* SOURCE DATA:
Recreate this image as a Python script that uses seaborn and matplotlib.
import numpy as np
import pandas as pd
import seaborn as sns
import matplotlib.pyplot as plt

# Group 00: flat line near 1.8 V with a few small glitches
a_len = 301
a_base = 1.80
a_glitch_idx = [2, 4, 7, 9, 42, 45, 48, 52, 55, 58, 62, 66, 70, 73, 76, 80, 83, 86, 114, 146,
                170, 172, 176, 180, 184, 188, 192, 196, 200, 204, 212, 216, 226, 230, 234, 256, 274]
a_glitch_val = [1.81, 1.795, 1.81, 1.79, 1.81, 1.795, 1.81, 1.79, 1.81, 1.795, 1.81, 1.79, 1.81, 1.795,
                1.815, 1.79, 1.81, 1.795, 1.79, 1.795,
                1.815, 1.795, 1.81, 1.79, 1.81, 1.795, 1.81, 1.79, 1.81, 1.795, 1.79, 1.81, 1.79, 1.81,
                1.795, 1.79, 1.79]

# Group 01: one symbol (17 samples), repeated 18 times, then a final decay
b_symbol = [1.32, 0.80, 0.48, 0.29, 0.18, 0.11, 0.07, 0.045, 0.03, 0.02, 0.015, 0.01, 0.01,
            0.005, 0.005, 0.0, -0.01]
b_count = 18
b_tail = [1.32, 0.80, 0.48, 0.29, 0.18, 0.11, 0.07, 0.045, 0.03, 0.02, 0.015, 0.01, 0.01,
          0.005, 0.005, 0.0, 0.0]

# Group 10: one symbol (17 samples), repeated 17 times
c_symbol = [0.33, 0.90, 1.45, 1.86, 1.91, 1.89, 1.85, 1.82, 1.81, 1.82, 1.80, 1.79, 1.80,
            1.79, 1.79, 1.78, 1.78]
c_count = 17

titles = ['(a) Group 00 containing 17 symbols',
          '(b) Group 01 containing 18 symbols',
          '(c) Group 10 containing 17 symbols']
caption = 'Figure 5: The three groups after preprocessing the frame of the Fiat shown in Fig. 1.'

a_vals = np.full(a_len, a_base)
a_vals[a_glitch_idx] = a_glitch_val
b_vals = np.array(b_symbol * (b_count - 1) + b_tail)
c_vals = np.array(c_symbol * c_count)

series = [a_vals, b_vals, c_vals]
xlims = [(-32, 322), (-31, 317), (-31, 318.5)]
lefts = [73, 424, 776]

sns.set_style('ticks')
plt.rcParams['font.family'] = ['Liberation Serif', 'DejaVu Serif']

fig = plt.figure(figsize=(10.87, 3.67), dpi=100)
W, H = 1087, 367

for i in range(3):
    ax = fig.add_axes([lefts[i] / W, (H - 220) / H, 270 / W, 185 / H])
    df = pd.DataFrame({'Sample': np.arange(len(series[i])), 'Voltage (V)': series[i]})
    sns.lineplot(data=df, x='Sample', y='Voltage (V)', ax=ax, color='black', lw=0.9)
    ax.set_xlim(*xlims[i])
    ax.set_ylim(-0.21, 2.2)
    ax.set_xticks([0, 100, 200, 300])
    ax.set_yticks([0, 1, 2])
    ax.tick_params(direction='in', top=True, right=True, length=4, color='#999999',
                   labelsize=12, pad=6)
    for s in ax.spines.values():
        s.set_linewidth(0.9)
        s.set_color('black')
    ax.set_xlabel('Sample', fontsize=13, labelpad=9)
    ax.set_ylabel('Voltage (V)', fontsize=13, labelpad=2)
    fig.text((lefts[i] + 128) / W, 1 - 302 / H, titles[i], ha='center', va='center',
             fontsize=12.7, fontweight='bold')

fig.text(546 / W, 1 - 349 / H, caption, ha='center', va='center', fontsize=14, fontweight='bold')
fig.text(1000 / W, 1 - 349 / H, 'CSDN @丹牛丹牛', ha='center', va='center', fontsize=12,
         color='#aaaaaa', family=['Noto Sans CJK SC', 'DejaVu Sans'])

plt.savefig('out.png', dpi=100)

* WRITTEN PROBLEM: Would you give the material above again, complete and exact?

* EXPECTED OUTPUT:
Recreate this image as a Python script that uses seaborn and matplotlib.
import numpy as np
import pandas as pd
import seaborn as sns
import matplotlib.pyplot as plt

# Group 00: flat line near 1.8 V with a few small glitches
a_len = 301
a_base = 1.80
a_glitch_idx = [2, 4, 7, 9, 42, 45, 48, 52, 55, 58, 62, 66, 70, 73, 76, 80, 83, 86, 114, 146,
                170, 172, 176, 180, 184, 188, 192, 196, 200, 204, 212, 216, 226, 230, 234, 256, 274]
a_glitch_val = [1.81, 1.795, 1.81, 1.79, 1.81, 1.795, 1.81, 1.79, 1.81, 1.795, 1.81, 1.79, 1.81, 1.795,
                1.815, 1.79, 1.81, 1.795, 1.79, 1.795,
                1.815, 1.795, 1.81, 1.79, 1.81, 1.795, 1.81, 1.79, 1.81, 1.795, 1.79, 1.81, 1.79, 1.81,
                1.795, 1.79, 1.79]

# Group 01: one symbol (17 samples), repeated 18 times, then a final decay
b_symbol = [1.32, 0.80, 0.48, 0.29, 0.18, 0.11, 0.07, 0.045, 0.03, 0.02, 0.015, 0.01, 0.01,
            0.005, 0.005, 0.0, -0.01]
b_count = 18
b_tail = [1.32, 0.80, 0.48, 0.29, 0.18, 0.11, 0.07, 0.045, 0.03, 0.02, 0.015, 0.01, 0.01,
          0.005, 0.005, 0.0, 0.0]

# Group 10: one symbol (17 samples), repeated 17 times
c_symbol = [0.33, 0.90, 1.45, 1.86, 1.91, 1.89, 1.85, 1.82, 1.81, 1.82, 1.80, 1.79, 1.80,
            1.79, 1.79, 1.78, 1.78]
c_count = 17

titles = ['(a) Group 00 containing 17 symbols',
          '(b) Group 01 containing 18 symbols',
          '(c) Group 10 containing 17 symbols']
caption = 'Figure 5: The three groups after preprocessing the frame of the Fiat shown in Fig. 1.'

a_vals = np.full(a_len, a_base)
a_vals[a_glitch_idx] = a_glitch_val
b_vals = np.array(b_symbol * (b_count - 1) + b_tail)
c_vals = np.array(c_symbol * c_count)

series = [a_vals, b_vals, c_vals]
xlims = [(-32, 322), (-31, 317), (-31, 318.5)]
lefts = [73, 424, 776]

sns.set_style('ticks')
plt.rcParams['font.family'] = ['Liberation Serif', 'DejaVu Serif']

fig = plt.figure(figsize=(10.87, 3.67), dpi=100)
W, H = 1087, 367

for i in range(3):
    ax = fig.add_axes([lefts[i] / W, (H - 220) / H, 270 / W, 185 / H])
    df = pd.DataFrame({'Sample': np.arange(len(series[i])), 'Voltage (V)': series[i]})
    sns.lineplot(data=df, x='Sample', y='Voltage (V)', ax=ax, color='black', lw=0.9)
    ax.set_xlim(*xlims[i])
    ax.set_ylim(-0.21, 2.2)
    ax.set_xticks([0, 100, 200, 300])
    ax.set_yticks([0, 1, 2])
    ax.tick_params(direction='in', top=True, right=True, length=4, color='#999999',
                   labelsize=12, pad=6)
    for s in ax.spines.values():
        s.set_linewidth(0.9)
        s.set_color('black')
    ax.set_xlabel('Sample', fontsize=13, labelpad=9)
    ax.set_ylabel('Voltage (V)', fontsize=13, labelpad=2)
    fig.text((lefts[i] + 128) / W, 1 - 302 / H, titles[i], ha='center', va='center',
             fontsize=12.7, fontweight='bold')

fig.text(546 / W, 1 - 349 / H, caption, ha='center', va='center', fontsize=14, fontweight='bold')
fig.text(1000 / W, 1 - 349 / H, 'CSDN @丹牛丹牛', ha='center', va='center', fontsize=12,
         color='#aaaaaa', family=['Noto Sans CJK SC', 'DejaVu Sans'])

plt.savefig('out.png', dpi=100)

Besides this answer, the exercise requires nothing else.